It’s a sunny Monday morning in Montreal. Coffee is brewed. Female rap echoes through the airy, white-washed space. The stage is set: so begins the workday at the studio of Zoë Pawlak. Or, so used to begin the workday at the studio of Pawlak—mid-summer, the Canadian painter-turned-designer moved back to Vancouver after four years in Quebec.
Her artistic practice began long ago, and has taken her from Nova Scotia to Mexico. She first took up drawing before moving to figurative and then abstract painting; this versatility is owed to preparation. “I’m a strong believer in studying,” she says. “For a decade I was obsessed with going to figure drawing classes.” Lately, however, she has been dealing more in industrial design, from credenzas and rugs to hand-painted mirrors and bronze sculptures. Pawlak, whose extensive oeuvre is cohered by its carefully integrated colour palettes and its charming accessibility, moves gracefully through media in part because of her deep understanding of figure and colour.
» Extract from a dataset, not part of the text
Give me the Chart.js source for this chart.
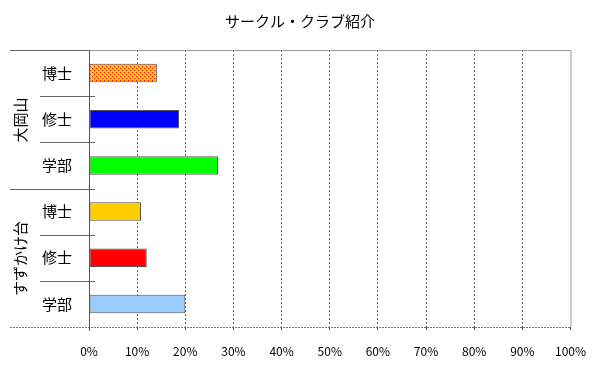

This curiosity of form advises her paintings, as Pawlak has recently been exploring inanimate objects on the canvas—specifically vessels. “They ask, ‘Can we remain still and peaceful while maintaining our full potential?’” she explains. “‘How do we actualize all of our power while still being calm and quiet, without getting too small?’” The vessel also merges art with design, a spectrum that Pawlak deftly navigates. A new sculptural piece, revealed at the 2018 Interior Design Show Vancouver in September, was created in dialogue with the masculine connotations of statue, this time in bronze. The weight and unwieldiness of the material invite a softer juxtaposition—one that Pawlak interpreted through the body. “I thought, ‘Where’s the space for something tender,’” she says, “‘and organic, and still strong, and vulnerable, and powerful?’” A natural answer to the character of the metal was a delicate, abstracted figure study. From the first sketch, the cast took three years to be realized, but it was worth the wait: the final sculpture emulates a steadfast openness that mirrors its collaborative process of fabrication.
The theme of collaboration underlines much of Pawlak’s career. She works between painting and design, between sculpture and drawing; she balances both construct and concept, both alone and in partnership. This work-work equilibrium requires an acuity that can only be attained with care and perpetuated with clarity—at stake is an incoherent and dislocated practice. But when it comes to communicating, particularly in her mother tongue of painting, Pawlak is clear as a bell—both in terms of her visual idiom and the emotional experience she creates for her viewers. “What’s important is that the personal narrative translates, so that others understand where I’m coming from,” she says. “The goal is that people feel included, and that the work is made for them—that nothing is above them or unattainable.”
At the heart of the work, then, is an understanding of a shared humanity. Everyone wants to comprehend, to be involved, to love and give love back; Pawlak’s pieces interpolate observers with a powerful feeling of honesty and belonging. “I do think that painting is one of the highest forms of art. Not in a pretentious way, but just in that it flows from your body, mind, and soul through your hands. There’s an intimacy there that is felt,” she says. “I am just a conduit by which [the paintings] came. This is a gift that I was given.” It’s a gift that is also hers to share. Unlike at the circus, there is little precarity in Pawlak’s balancing act, but the lack of risk doesn’t jeopardize the splendour of her practice. In hindsight, her years in Montreal seem like time away—and moving back to Vancouver, to her networks and collectors in the city, feels like an important return.